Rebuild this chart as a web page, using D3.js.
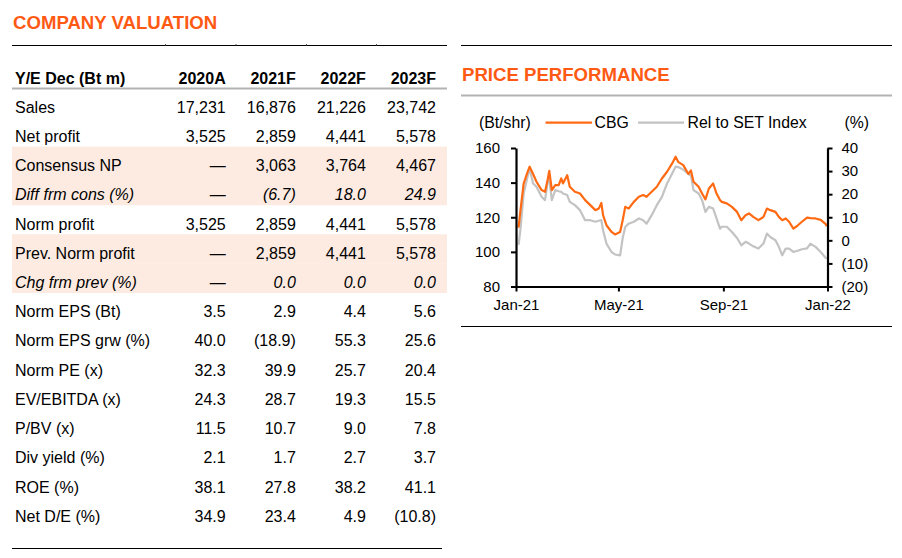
<!DOCTYPE html>
<html lang="en">

<head>
  <meta charset="UTF-8">
  <title>Company Valuation / Price Performance</title>
  <style>
    body {
      margin: 0;
      background: #fff;
    }

    svg {
      display: block;
      font-family: "Liberation Sans", Arial, sans-serif;
    }
  </style>
</head>

<body>

  <script src="https://d3js.org/d3.v7.min.js"></script>

  <script>
    // ---- table data ----
    const columns = ["2020A", "2021F", "2022F", "2023F"];
    const rowLabels = ["Sales", "Net profit", "Consensus NP", "Diff frm cons (%)", "Norm profit",
      "Prev. Norm profit", "Chg frm prev (%)", "Norm EPS (Bt)", "Norm EPS grw (%)", "Norm PE (x)",
      "EV/EBITDA (x)", "P/BV (x)", "Div yield (%)", "ROE (%)", "Net D/E (%)"];
    const col2020A = ["17,231", "3,525", "\u2014", "\u2014", "3,525", "\u2014", "\u2014", "3.5", "40.0", "32.3", "24.3", "11.5", "2.1", "38.1", "34.9"];
    const col2021F = ["16,876", "2,859", "3,063", "(6.7)", "2,859", "2,859", "0.0", "2.9", "(18.9)", "39.9", "28.7", "10.7", "1.7", "27.8", "23.4"];
    const col2022F = ["21,226", "4,441", "3,764", "18.0", "4,441", "4,441", "0.0", "4.4", "55.3", "25.7", "19.3", "9.0", "2.7", "38.2", "4.9"];
    const col2023F = ["23,742", "5,578", "4,467", "24.9", "5,578", "5,578", "0.0", "5.6", "25.6", "20.4", "15.5", "7.8", "3.7", "41.1", "(10.8)"];
    const shadedRows = ["Consensus NP", "Diff frm cons (%)", "Prev. Norm profit", "Chg frm prev (%)"];
    const italicRows = ["Diff frm cons (%)", "Chg frm prev (%)"];

    // ---- price data ----
    const priceDates = ["2021-01-04", "2021-01-06", "2021-01-10", "2021-01-14", "2021-01-17", "2021-01-21", "2021-01-25", "2021-01-31",
      "2021-02-04", "2021-02-07", "2021-02-09", "2021-02-12", "2021-02-16", "2021-02-20", "2021-02-23", "2021-02-25",
      "2021-03-02", "2021-03-05", "2021-03-11", "2021-03-17", "2021-03-23", "2021-03-29",
      "2021-04-04", "2021-04-08", "2021-04-11", "2021-04-13", "2021-04-17", "2021-04-23", "2021-04-27",
      "2021-05-03", "2021-05-06", "2021-05-09", "2021-05-13", "2021-05-19", "2021-05-25", "2021-05-30",
      "2021-06-03", "2021-06-09", "2021-06-15", "2021-06-21", "2021-06-27",
      "2021-07-03", "2021-07-07", "2021-07-10", "2021-07-16", "2021-07-22", "2021-07-25", "2021-07-28",
      "2021-08-03", "2021-08-07", "2021-08-11", "2021-08-15", "2021-08-20", "2021-08-24", "2021-08-28", "2021-08-30",
      "2021-09-05", "2021-09-11", "2021-09-17", "2021-09-22", "2021-09-27",
      "2021-10-01", "2021-10-06", "2021-10-12", "2021-10-18", "2021-10-22", "2021-10-26",
      "2021-11-01", "2021-11-05", "2021-11-09", "2021-11-13", "2021-11-17", "2021-11-22", "2021-11-26",
      "2021-12-02", "2021-12-08", "2021-12-12", "2021-12-18", "2021-12-24", "2021-12-30", "2021-12-31"];
    const cbgPrice = [114, 123, 139.5, 145.3, 149.2, 145, 140.5, 135.7,
      134.7, 141.5, 146.8, 135.7, 138.6, 138.6, 142.4, 139.5,
      144.3, 137.6, 134.7, 133.7, 129.9, 127,
      124.1, 125, 128.3, 121.2, 115.4, 111.5, 110.1,
      111.5, 118.3, 126, 125, 128.9, 131.8, 132.8,
      131.8, 134.7, 137.6, 142.4, 146.3,
      151.1, 155, 152, 150.1, 145, 147, 140.5,
      137.6, 133.7, 130.3, 136.6, 139.5, 133.7, 130, 128.9,
      128, 126, 123.1, 118.3, 121.2,
      122.2, 120.2, 118.3, 120.2, 125, 124.1,
      123.1, 120.2, 118.3, 119.3, 117.4, 113.4, 114.8,
      117.4, 119.8, 119.5, 119.3, 118.5, 116, 114.8];
    const relSetPrice = [104, 112, 133.7, 142.4, 148, 139.5, 137.6, 131.8,
      129.9, 140, 142, 129.9, 135.7, 135, 134.7, 133.7,
      132.8, 128.9, 127, 124.1, 118.3, 118.3,
      117.4, 118, 118.3, 112.5, 104.8, 99.9, 98.5,
      98, 108, 114.4, 116.3, 117.4, 119.3, 118.3,
      116.3, 121.2, 127, 131.8, 139.5,
      145.3, 149.2, 149, 147.5, 145, 144, 135.7,
      133.7, 129.9, 123.1, 126, 125, 119.3, 113.4, 114.5,
      114.5, 111.5, 108, 103.8, 105.8,
      104.8, 103.2, 101.9, 104.8, 110.6, 108.6,
      106.7, 102.9, 98, 101.9, 101.9, 100, 100.5,
      101.5, 102, 104.8, 102.9, 99.9, 96.5, 96];
    const leftTicks = [80, 100, 120, 140, 160];
    const rightTicks = [-20, -10, 0, 10, 20, 30, 40];
    const monthTicks = ["2021-01-01", "2021-05-01", "2021-09-01", "2022-01-01"];

    const orange = "#ff6a13";
    const titleOrange = "#ff5a14";
    const grey = "#c3c3c3";

    const svg = d3.select("body")
      .append("svg")
      .attr("width", 902)
      .attr("height", 558);

    // ================= COMPANY VALUATION =================
    svg.append("text")
      .attr("x", 13)
      .attr("y", 29)
      .attr("fill", titleOrange)
      .attr("font-size", 18.6)
      .attr("font-weight", "bold")
      .text("COMPANY VALUATION");

    svg.append("line")
      .attr("x1", 12).attr("x2", 447)
      .attr("y1", 45.5).attr("y2", 45.5)
      .attr("stroke", "#000");

    // tiny column markers on the top rule
    svg.selectAll(".colmark")
      .data([165.5, 236, 306.5, 376.5])
      .join("line")
      .attr("x1", d => d).attr("x2", d => d)
      .attr("y1", 44).attr("y2", 45.5)
      .attr("stroke", "#555");

    const colX = d3.scalePoint()
      .domain(columns)
      .range([225.7, 436]);

    const rowY = d3.scalePoint()
      .domain(rowLabels)
      .range([112.7, 521.8]);

    const rowStep = rowY.step();

    svg.append("g")
      .selectAll("rect")
      .data(rowLabels.filter(r => shadedRows.includes(r)))
      .join("rect")
      .attr("x", 12)
      .attr("width", 435)
      .attr("y", d => rowY(d) - 24.6)
      .attr("height", rowStep + 0.3)
      .attr("fill", "#fdebe2");

    // header
    svg.append("text")
      .attr("x", 15)
      .attr("y", 83.5)
      .attr("font-size", 16)
      .attr("font-weight", "bold")
      .text("Y/E Dec (Bt m)");

    svg.append("g")
      .selectAll("text")
      .data(columns)
      .join("text")
      .attr("x", d => colX(d))
      .attr("y", 83.5)
      .attr("text-anchor", "end")
      .attr("font-size", 16)
      .attr("font-weight", "bold")
      .text(d => d);

    svg.append("line")
      .attr("x1", 12).attr("x2", 447)
      .attr("y1", 88.5).attr("y2", 88.5)
      .attr("stroke", "#b3b3b3")
      .attr("stroke-width", 2);

    const cols = [col2020A, col2021F, col2022F, col2023F];

    const rows = svg.append("g")
      .selectAll("g")
      .data(rowLabels)
      .join("g")
      .attr("font-size", 16)
      .attr("font-style", d => italicRows.includes(d) ? "italic" : "normal")
      .attr("transform", d => `translate(0,${rowY(d)})`);

    rows.append("text")
      .attr("x", 15)
      .text(d => d);

    columns.forEach((c, j) => {
      rows.append("text")
        .attr("x", colX(c))
        .attr("text-anchor", "end")
        .text((d, i) => cols[j][i]);
    });

    svg.append("line")
      .attr("x1", 12).attr("x2", 442)
      .attr("y1", 548.5).attr("y2", 548.5)
      .attr("stroke", "#000");

    // ================= PRICE PERFORMANCE =================
    svg.append("line")
      .attr("x1", 461).attr("x2", 892)
      .attr("y1", 45.5).attr("y2", 45.5)
      .attr("stroke", "#000");

    svg.append("text")
      .attr("x", 462)
      .attr("y", 80.7)
      .attr("fill", titleOrange)
      .attr("font-size", 18.6)
      .attr("font-weight", "bold")
      .text("PRICE PERFORMANCE");

    svg.append("line")
      .attr("x1", 461).attr("x2", 892)
      .attr("y1", 95.5).attr("y2", 95.5)
      .attr("stroke", "#b3b3b3")
      .attr("stroke-width", 2);

    // legend
    const legend = svg.append("g").attr("font-size", 15.8);
    legend.append("text").attr("x", 479).attr("y", 128.3).text("(Bt/shr)");
    legend.append("line")
      .attr("x1", 545.5).attr("x2", 592)
      .attr("y1", 122.7).attr("y2", 122.7)
      .attr("stroke", orange).attr("stroke-width", 2.2);
    legend.append("text").attr("x", 594.5).attr("y", 128.3).text("CBG");
    legend.append("line")
      .attr("x1", 638).attr("x2", 684)
      .attr("y1", 122.7).attr("y2", 122.7)
      .attr("stroke", grey).attr("stroke-width", 2.2);
    legend.append("text").attr("x", 687.5).attr("y", 128.3).text("Rel to SET Index");
    legend.append("text").attr("x", 844.5).attr("y", 128.3).text("(%)");

    const parse = d3.timeParse("%Y-%m-%d");

    const x = d3.scaleTime()
      .domain([parse("2021-01-01"), parse("2022-01-01")])
      .range([516, 827.5]);

    const yL = d3.scaleLinear()
      .domain([80, 160])
      .range([286.5, 148]);

    const yR = d3.scaleLinear()
      .domain([-20, 40])
      .range([286.5, 148]);

    const fmtPct = d => d < 0 ? `(${Math.abs(d)})` : `${d}`;

    const styleAxis = g => {
      g.attr("font-family", null).attr("font-size", 15);
      g.select(".domain").attr("stroke-width", 2.2);
      g.selectAll(".tick line").attr("stroke-width", 2);
      g.selectAll(".tick text").attr("fill", "#000");
    };

    const line = (series) => d3.line()
      .x((d, i) => x(parse(priceDates[i])))
      .y(d => yL(d))(series);

    svg.append("path")
      .attr("d", line(relSetPrice))
      .attr("fill", "none")
      .attr("stroke", grey)
      .attr("stroke-width", 2.2)
      .attr("stroke-linejoin", "round");

    svg.append("path")
      .attr("d", line(cbgPrice))
      .attr("fill", "none")
      .attr("stroke", orange)
      .attr("stroke-width", 2.2)
      .attr("stroke-linejoin", "round");

    svg.append("g")
      .attr("transform", "translate(516,0)")
      .call(d3.axisLeft(yL).tickValues(leftTicks).tickSize(5).tickSizeOuter(0).tickPadding(11))
      .call(styleAxis);

    svg.append("g")
      .attr("transform", "translate(827.5,0)")
      .call(d3.axisRight(yR).tickValues(rightTicks).tickFormat(fmtPct).tickSize(5).tickSizeOuter(0).tickPadding(9))
      .call(styleAxis);

    svg.append("g")
      .attr("transform", "translate(0,286.5)")
      .call(d3.axisBottom(x).tickValues(monthTicks.map(parse)).tickFormat(d3.timeFormat("%b-%y")).tickSize(5).tickSizeOuter(0).tickPadding(8))
      .call(styleAxis);

    svg.append("line")
      .attr("x1", 461).attr("x2", 892)
      .attr("y1", 326.5).attr("y2", 326.5)
      .attr("stroke", "#000");
  </script>
</body>

</html>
----
> [Direction]:
Pick out the lines that have the word "chart". Copy them all.

> [Task response]:
Rebuild this chart as a web page, using D3.js.

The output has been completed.